A success strategy without love behind it, puts us in danger of reaching our goals and feeling empty.

In this brilliant article “How to Program Your Brain to Get What You Want,”Zat Rana says, the key to motivation is to be engaged in proactive, not reactive behaviour.

Reactive, or unproductive behaviour comes from the originally developed reptilian brain, which is responsible for fear.

It’s often at odds the modern brain, the centre for forward planning and proactivity. The primal brain is so clever that it can sabotage the most sterling intentions of the modern brain to ingrain positive habits by using fear, to stop us from venturing into uncharted territory.

In knowing this relationship between the modern and primal part of our brain, Rana says, we can forward plan for success by asking the question “am I being mindlessly reactive or am I being proactive?”

But what about those days where the reptilian brain gets the better of us and we wake up wanting to stay under the covers, instead of being proactive?

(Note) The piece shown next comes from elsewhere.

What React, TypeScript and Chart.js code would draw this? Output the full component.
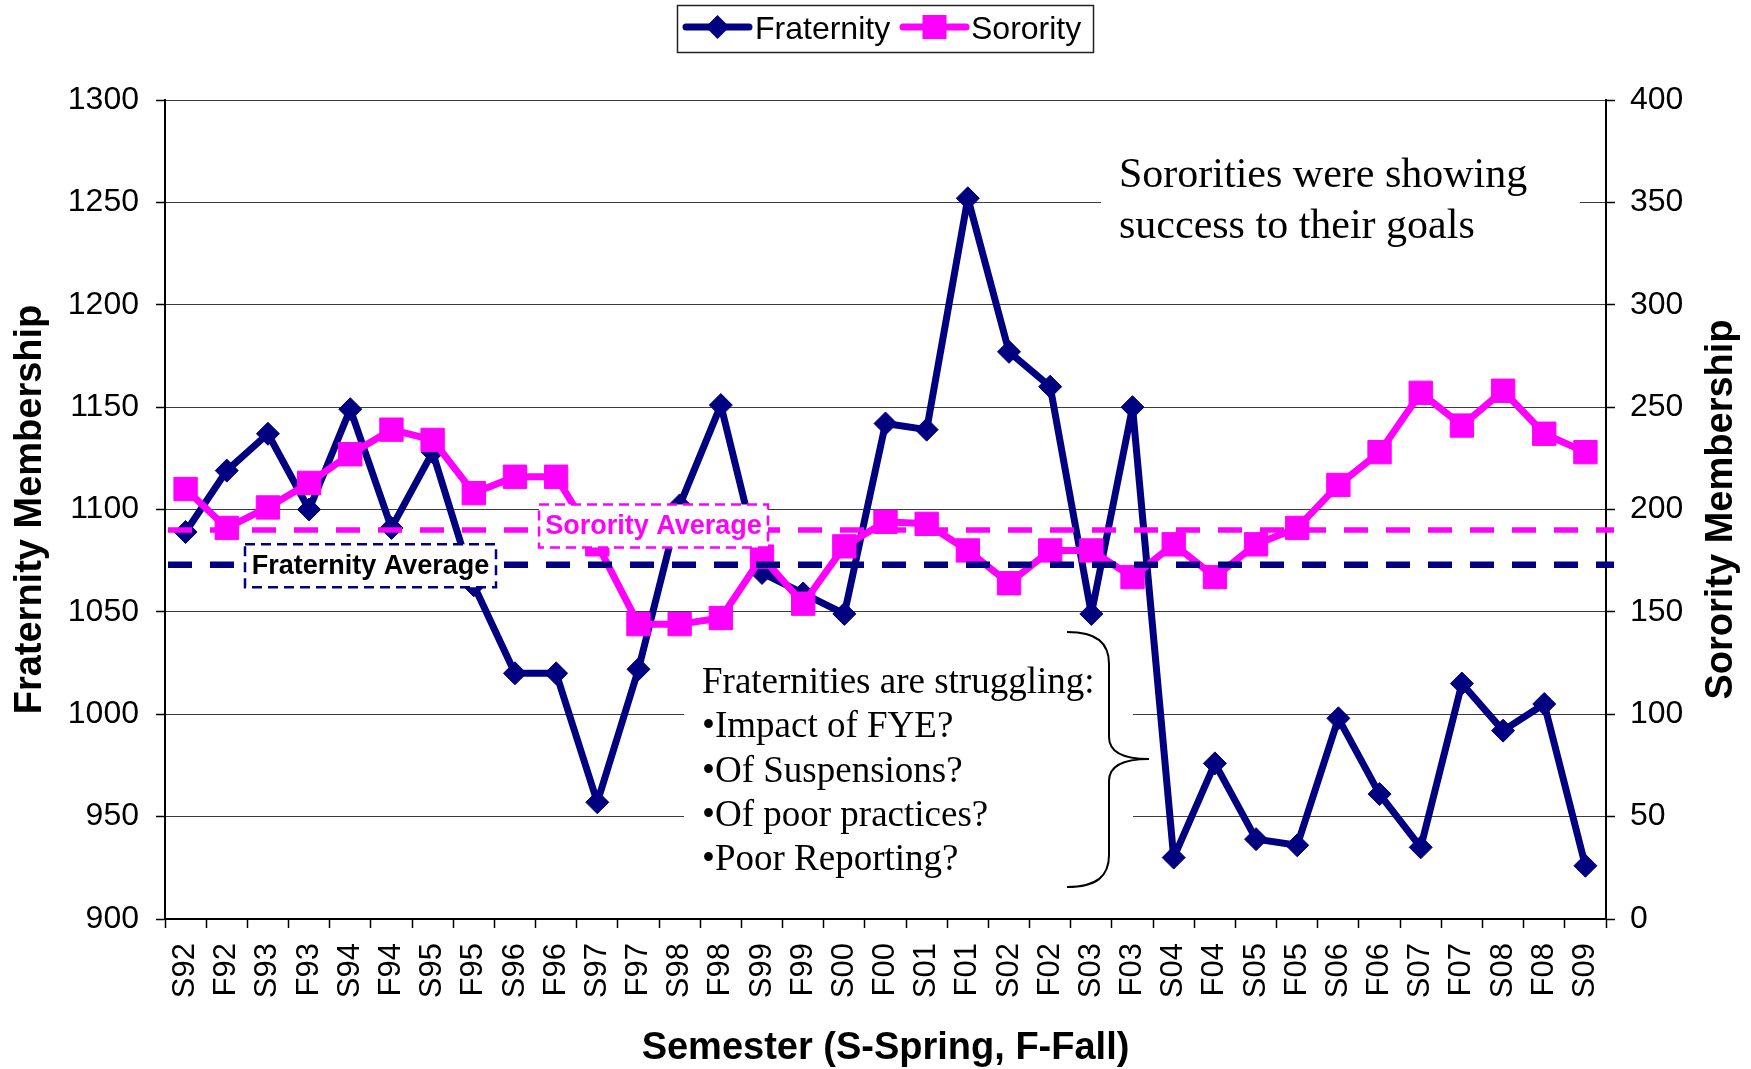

there’s two ways to motivate ourselves in this scenario:

Either fear pushes us with a sickening urgency to be more, do more and achieve more. Surging in manic waves of lethargy and haste and feeling kind of empty, desperate and like punishment.

Or,

Our love for ourselves, others and the world inspires us to give, serve and help more. It feels meaningful and our motivation intrinsic and endless. In love, we’re not in danger of feeling empty when we finally reach our goals, because our motivation was grounded in love, not success — it never needed validation.

“There are two basic motivating forces: fear and love. When we are afraid, we pull back from life. When we are in love, we open to all that life has to offer with passion, excitement, and acceptance. We need to learn to love ourselves first, in all our glory and our imperfections. If we cannot love ourselves, we cannot fully open to our ability to love others or our potential to create. Evolution and all hopes for a better world rest in the fearlessness and open-hearted vision of people who embrace life.” — John Lennon

The primal brain is responsible for both our love and stress hormones. It releases the comforting hormone oxytocin, which is has the complete opposite effects of the stress hormone cortisol. It’s at this point, that I can’t help but think about Voldemort and Harry Potter “for neither can live while the other survives.”

Just like fear and love can’t exist in our brains at once, real and lasting motivation therefore, must come from activating your proactive love hormone, instead of your reactive fear response.